Job: Keep only the lines from the top of the listing through the one with "import plotly.graph_objects as go", and reproduce them unaltered.

Information provided:
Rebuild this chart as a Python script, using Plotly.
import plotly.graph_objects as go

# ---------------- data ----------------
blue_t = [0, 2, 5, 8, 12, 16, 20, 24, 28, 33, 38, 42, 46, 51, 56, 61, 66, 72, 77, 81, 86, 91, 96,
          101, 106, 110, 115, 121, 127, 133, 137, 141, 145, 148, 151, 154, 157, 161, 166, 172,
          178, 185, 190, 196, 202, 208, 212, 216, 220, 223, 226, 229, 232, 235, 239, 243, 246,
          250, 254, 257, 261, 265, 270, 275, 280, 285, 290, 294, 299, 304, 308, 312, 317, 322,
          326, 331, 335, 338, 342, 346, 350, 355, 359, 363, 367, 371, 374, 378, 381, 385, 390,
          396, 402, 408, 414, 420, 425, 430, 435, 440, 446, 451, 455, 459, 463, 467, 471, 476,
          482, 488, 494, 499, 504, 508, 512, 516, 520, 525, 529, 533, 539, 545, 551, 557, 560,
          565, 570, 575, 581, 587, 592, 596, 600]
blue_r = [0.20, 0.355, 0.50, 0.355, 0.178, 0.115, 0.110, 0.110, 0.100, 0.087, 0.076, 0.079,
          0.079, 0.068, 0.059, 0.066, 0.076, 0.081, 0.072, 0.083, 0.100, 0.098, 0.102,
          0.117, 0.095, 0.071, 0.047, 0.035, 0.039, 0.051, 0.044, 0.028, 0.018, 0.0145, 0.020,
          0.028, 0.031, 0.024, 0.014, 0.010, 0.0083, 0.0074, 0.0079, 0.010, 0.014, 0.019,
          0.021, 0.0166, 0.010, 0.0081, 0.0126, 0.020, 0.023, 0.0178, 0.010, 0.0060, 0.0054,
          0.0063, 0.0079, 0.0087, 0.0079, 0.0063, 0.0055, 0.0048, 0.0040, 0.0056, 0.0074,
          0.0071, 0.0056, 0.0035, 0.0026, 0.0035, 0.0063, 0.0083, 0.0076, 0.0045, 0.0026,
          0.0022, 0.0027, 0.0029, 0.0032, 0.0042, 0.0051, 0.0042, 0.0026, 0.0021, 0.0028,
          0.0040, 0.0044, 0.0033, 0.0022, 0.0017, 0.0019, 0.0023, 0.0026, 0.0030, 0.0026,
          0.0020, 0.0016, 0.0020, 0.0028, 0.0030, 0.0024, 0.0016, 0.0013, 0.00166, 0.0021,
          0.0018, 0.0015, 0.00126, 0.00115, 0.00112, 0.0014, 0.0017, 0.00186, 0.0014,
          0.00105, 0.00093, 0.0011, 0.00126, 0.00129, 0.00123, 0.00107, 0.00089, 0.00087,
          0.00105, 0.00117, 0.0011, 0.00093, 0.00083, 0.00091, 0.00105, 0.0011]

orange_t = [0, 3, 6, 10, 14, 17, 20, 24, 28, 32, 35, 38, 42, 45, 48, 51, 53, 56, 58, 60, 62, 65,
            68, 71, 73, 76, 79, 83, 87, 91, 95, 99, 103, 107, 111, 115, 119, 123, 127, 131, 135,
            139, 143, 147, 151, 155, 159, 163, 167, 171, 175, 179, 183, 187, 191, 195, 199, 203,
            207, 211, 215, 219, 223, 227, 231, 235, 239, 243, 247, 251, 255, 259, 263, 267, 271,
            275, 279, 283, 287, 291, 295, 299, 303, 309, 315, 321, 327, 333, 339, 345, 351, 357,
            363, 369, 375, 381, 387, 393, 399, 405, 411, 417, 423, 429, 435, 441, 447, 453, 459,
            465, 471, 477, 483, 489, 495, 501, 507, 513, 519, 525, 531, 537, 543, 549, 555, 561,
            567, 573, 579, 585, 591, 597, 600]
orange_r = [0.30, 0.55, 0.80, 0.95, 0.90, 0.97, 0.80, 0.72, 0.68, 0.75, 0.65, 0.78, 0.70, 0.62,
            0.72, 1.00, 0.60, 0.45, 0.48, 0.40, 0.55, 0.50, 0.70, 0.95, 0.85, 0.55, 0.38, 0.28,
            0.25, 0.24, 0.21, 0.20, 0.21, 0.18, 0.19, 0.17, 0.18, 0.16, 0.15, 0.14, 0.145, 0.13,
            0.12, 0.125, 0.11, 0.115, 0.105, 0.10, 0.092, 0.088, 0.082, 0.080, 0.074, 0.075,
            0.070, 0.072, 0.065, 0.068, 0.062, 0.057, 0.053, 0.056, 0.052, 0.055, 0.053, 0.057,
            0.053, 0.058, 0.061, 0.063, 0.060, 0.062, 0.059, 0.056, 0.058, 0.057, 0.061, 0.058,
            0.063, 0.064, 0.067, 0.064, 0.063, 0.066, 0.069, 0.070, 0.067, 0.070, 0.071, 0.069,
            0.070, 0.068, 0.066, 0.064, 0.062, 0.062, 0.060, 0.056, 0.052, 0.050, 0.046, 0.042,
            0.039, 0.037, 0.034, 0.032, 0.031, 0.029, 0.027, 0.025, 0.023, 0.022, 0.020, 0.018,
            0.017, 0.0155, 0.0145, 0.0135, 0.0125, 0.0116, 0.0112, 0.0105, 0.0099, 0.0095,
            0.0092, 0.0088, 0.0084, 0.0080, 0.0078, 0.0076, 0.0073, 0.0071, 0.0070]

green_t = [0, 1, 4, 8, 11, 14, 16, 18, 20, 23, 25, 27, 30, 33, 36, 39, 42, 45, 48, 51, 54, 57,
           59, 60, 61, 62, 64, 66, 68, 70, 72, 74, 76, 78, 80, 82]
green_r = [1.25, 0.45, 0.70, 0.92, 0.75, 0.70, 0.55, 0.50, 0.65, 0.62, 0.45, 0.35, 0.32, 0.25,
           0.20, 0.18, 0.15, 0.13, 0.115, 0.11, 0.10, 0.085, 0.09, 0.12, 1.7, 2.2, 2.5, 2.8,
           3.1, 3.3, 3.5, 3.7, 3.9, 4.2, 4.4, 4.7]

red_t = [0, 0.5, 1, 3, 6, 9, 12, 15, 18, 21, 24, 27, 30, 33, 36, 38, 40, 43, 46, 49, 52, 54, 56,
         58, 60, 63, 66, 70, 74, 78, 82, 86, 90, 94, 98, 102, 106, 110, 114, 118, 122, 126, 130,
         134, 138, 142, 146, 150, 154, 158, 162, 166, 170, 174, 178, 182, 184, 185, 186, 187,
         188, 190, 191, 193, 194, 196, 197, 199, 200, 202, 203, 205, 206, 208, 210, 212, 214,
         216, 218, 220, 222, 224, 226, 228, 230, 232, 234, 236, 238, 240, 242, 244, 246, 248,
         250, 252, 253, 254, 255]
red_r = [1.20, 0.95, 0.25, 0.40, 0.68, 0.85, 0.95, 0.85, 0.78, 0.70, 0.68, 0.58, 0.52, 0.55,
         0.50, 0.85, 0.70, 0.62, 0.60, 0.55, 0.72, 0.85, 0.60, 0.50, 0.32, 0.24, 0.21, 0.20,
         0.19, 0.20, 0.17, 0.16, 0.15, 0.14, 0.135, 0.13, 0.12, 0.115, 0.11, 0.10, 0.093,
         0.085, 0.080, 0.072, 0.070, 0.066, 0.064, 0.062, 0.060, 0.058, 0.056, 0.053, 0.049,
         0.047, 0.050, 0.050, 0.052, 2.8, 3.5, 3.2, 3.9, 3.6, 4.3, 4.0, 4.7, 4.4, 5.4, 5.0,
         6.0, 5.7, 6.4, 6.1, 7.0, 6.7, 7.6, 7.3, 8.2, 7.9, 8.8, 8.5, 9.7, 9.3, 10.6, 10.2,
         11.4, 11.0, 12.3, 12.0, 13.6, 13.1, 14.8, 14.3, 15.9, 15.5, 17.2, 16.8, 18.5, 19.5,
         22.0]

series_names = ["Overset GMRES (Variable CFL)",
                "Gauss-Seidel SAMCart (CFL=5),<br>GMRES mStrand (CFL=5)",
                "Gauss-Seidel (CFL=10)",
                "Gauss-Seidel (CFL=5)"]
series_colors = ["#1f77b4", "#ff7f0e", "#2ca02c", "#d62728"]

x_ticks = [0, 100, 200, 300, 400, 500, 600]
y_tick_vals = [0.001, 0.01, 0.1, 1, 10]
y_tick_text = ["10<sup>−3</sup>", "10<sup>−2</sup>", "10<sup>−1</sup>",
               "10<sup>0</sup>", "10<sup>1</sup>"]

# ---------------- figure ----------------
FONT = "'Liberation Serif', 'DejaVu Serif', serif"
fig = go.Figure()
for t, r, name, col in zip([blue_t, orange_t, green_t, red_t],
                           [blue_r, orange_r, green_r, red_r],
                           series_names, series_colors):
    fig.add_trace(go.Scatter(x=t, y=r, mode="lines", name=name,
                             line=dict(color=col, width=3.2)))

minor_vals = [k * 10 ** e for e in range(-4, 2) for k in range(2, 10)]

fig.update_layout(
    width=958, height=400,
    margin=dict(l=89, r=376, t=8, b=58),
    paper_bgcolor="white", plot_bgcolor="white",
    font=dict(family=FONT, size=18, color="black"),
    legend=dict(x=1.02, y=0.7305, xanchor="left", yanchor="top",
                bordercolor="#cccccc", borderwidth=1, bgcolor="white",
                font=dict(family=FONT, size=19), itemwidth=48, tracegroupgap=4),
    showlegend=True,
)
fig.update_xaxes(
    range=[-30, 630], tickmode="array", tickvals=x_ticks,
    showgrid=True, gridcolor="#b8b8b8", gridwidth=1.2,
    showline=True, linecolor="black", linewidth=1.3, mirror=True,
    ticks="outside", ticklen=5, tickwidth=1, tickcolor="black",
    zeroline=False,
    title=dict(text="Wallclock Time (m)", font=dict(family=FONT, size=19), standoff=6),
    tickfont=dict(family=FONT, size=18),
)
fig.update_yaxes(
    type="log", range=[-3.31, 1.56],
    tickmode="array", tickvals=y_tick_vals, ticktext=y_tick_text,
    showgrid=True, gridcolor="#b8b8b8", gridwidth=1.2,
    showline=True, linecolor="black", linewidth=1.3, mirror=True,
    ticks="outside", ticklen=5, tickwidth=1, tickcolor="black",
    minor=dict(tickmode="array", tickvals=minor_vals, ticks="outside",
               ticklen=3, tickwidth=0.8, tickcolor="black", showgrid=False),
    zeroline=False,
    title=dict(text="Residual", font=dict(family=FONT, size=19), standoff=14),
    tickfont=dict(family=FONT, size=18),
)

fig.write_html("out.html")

Result of the exercise:
Rebuild this chart as a Python script, using Plotly.
import plotly.graph_objects as go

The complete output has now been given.